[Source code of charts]
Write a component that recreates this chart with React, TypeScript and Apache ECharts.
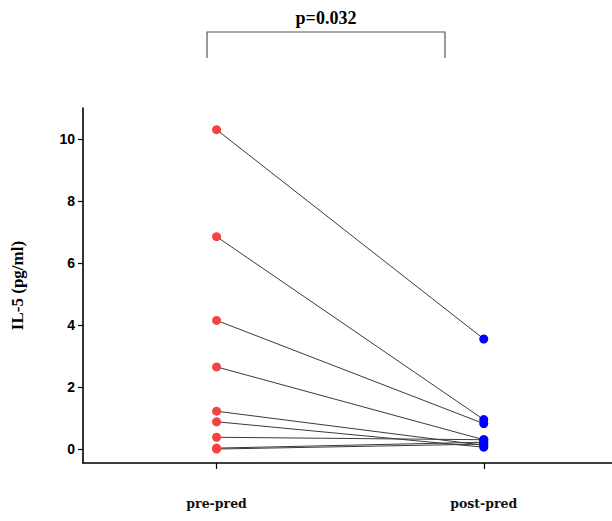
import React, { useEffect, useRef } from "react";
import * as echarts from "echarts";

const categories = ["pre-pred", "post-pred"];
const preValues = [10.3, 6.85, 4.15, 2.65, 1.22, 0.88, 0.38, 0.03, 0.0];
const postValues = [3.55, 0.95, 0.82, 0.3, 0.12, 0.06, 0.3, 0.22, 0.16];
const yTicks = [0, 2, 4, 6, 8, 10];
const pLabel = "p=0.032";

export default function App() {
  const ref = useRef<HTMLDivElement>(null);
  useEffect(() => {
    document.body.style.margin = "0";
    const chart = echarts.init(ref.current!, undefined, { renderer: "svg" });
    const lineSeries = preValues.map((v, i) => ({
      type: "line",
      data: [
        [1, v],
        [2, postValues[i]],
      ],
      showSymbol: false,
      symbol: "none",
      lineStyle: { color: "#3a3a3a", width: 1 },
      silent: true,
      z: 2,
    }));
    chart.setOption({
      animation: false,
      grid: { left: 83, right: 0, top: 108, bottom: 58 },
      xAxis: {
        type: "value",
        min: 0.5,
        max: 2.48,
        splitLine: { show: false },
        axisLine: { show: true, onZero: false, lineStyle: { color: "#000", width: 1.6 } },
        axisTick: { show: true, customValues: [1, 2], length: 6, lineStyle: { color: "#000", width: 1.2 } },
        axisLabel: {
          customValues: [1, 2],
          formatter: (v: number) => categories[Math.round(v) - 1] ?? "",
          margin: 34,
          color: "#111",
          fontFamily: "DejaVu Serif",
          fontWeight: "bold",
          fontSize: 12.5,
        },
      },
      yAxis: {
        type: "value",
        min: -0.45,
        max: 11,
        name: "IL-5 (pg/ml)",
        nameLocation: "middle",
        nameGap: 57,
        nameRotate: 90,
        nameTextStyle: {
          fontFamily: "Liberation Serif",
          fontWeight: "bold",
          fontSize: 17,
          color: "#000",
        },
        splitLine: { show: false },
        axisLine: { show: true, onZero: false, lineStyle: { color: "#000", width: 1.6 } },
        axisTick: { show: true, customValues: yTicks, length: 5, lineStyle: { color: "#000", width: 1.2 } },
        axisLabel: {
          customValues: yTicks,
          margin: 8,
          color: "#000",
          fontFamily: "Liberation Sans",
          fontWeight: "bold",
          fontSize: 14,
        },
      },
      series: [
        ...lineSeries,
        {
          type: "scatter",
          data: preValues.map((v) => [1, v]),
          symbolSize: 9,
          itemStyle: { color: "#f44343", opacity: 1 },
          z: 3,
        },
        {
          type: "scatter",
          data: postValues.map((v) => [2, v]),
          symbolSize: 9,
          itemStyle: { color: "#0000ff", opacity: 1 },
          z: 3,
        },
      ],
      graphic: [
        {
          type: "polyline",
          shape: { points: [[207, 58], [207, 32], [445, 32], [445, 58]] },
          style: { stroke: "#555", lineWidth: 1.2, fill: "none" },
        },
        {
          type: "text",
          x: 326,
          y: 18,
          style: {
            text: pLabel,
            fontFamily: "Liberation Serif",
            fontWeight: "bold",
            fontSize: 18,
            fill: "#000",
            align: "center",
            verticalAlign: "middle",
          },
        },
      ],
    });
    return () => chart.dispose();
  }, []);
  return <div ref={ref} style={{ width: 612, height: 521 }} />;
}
* * *
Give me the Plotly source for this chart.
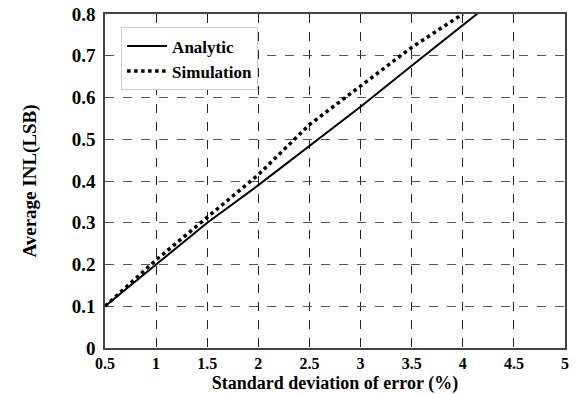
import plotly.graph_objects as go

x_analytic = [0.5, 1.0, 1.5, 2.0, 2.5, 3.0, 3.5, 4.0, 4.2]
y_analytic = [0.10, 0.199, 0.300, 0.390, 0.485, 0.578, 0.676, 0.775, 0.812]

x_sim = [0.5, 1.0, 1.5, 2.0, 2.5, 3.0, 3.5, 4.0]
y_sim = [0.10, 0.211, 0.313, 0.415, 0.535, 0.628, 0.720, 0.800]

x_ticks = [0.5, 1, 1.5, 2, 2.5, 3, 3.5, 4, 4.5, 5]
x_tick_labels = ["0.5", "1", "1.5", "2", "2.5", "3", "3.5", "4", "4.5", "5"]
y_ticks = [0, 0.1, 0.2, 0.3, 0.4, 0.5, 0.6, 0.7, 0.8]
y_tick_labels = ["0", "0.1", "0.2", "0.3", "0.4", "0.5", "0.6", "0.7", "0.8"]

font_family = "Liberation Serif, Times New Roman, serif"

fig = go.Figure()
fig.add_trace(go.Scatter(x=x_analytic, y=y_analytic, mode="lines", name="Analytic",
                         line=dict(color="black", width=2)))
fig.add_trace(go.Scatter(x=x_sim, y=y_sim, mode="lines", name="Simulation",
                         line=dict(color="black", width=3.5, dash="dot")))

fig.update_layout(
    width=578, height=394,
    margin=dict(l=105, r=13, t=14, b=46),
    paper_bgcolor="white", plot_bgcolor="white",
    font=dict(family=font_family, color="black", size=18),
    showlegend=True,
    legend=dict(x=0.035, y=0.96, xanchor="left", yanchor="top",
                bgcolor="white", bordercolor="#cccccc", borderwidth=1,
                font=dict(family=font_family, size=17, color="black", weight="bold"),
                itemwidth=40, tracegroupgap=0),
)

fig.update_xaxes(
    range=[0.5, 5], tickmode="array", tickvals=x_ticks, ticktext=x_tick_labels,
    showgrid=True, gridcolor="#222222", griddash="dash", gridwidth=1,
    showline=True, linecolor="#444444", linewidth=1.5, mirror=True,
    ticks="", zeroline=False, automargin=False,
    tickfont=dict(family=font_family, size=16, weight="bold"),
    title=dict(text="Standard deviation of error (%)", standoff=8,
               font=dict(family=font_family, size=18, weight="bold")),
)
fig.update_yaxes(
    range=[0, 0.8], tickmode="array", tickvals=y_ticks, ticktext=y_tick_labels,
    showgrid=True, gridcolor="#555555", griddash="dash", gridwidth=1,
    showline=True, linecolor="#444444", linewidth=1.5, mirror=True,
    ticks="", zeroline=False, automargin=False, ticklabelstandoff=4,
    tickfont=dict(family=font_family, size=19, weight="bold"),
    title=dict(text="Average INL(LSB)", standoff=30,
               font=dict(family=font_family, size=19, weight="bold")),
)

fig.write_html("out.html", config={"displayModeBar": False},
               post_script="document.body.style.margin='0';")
...
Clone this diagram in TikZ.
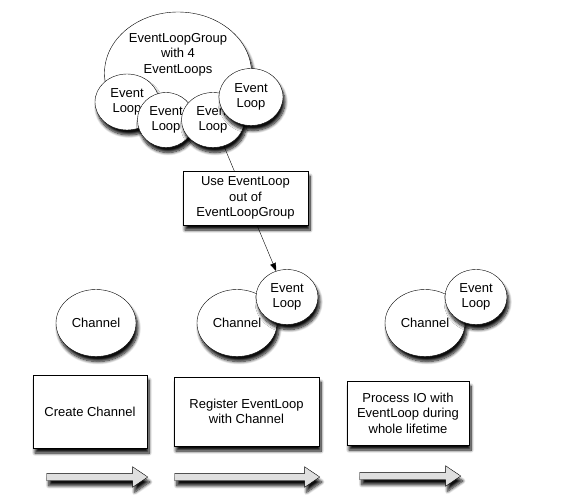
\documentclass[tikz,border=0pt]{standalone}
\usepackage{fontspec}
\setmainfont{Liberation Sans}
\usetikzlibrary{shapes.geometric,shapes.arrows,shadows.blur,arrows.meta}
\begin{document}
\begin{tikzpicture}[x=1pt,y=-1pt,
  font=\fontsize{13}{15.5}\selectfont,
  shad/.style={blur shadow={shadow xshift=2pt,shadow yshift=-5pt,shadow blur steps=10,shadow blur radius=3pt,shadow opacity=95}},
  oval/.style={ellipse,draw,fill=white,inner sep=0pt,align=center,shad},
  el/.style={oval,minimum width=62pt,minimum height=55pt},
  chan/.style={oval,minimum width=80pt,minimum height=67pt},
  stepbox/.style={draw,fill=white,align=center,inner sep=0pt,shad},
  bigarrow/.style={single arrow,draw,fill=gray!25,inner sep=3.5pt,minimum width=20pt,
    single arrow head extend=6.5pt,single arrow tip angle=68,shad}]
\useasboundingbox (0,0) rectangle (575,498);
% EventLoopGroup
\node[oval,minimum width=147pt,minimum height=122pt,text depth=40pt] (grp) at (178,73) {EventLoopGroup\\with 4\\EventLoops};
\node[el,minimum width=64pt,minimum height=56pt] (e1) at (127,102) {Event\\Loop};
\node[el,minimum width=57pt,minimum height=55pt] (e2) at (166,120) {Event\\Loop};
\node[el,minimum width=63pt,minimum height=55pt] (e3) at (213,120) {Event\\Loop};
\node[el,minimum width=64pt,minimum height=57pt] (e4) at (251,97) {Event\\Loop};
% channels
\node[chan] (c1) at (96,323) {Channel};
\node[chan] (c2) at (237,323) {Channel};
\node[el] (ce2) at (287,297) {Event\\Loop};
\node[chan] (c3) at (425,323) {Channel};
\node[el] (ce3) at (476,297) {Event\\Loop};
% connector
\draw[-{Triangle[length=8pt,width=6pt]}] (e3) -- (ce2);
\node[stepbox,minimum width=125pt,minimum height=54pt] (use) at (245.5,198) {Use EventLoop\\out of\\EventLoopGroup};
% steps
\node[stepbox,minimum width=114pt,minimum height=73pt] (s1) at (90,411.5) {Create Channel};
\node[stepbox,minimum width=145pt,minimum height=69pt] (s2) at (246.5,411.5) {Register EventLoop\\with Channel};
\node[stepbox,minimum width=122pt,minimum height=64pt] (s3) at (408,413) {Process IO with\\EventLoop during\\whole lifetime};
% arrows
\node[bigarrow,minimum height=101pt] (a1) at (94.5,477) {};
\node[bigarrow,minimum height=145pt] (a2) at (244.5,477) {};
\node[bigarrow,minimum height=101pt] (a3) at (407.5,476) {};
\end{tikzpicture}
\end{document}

Challenge
Leave out the pictures and quote exactly the lines from the one where "Give me the Plotly source for this chart." appears to the one where "y_sim = [0.10, 0.211, 0.313, 0.415, 0.535, 0.628, 0.720, 0.800]" appears, both ends counted.

The completed task
Give me the Plotly source for this chart.
import plotly.graph_objects as go

x_analytic = [0.5, 1.0, 1.5, 2.0, 2.5, 3.0, 3.5, 4.0, 4.2]
y_analytic = [0.10, 0.199, 0.300, 0.390, 0.485, 0.578, 0.676, 0.775, 0.812]

x_sim = [0.5, 1.0, 1.5, 2.0, 2.5, 3.0, 3.5, 4.0]
y_sim = [0.10, 0.211, 0.313, 0.415, 0.535, 0.628, 0.720, 0.800]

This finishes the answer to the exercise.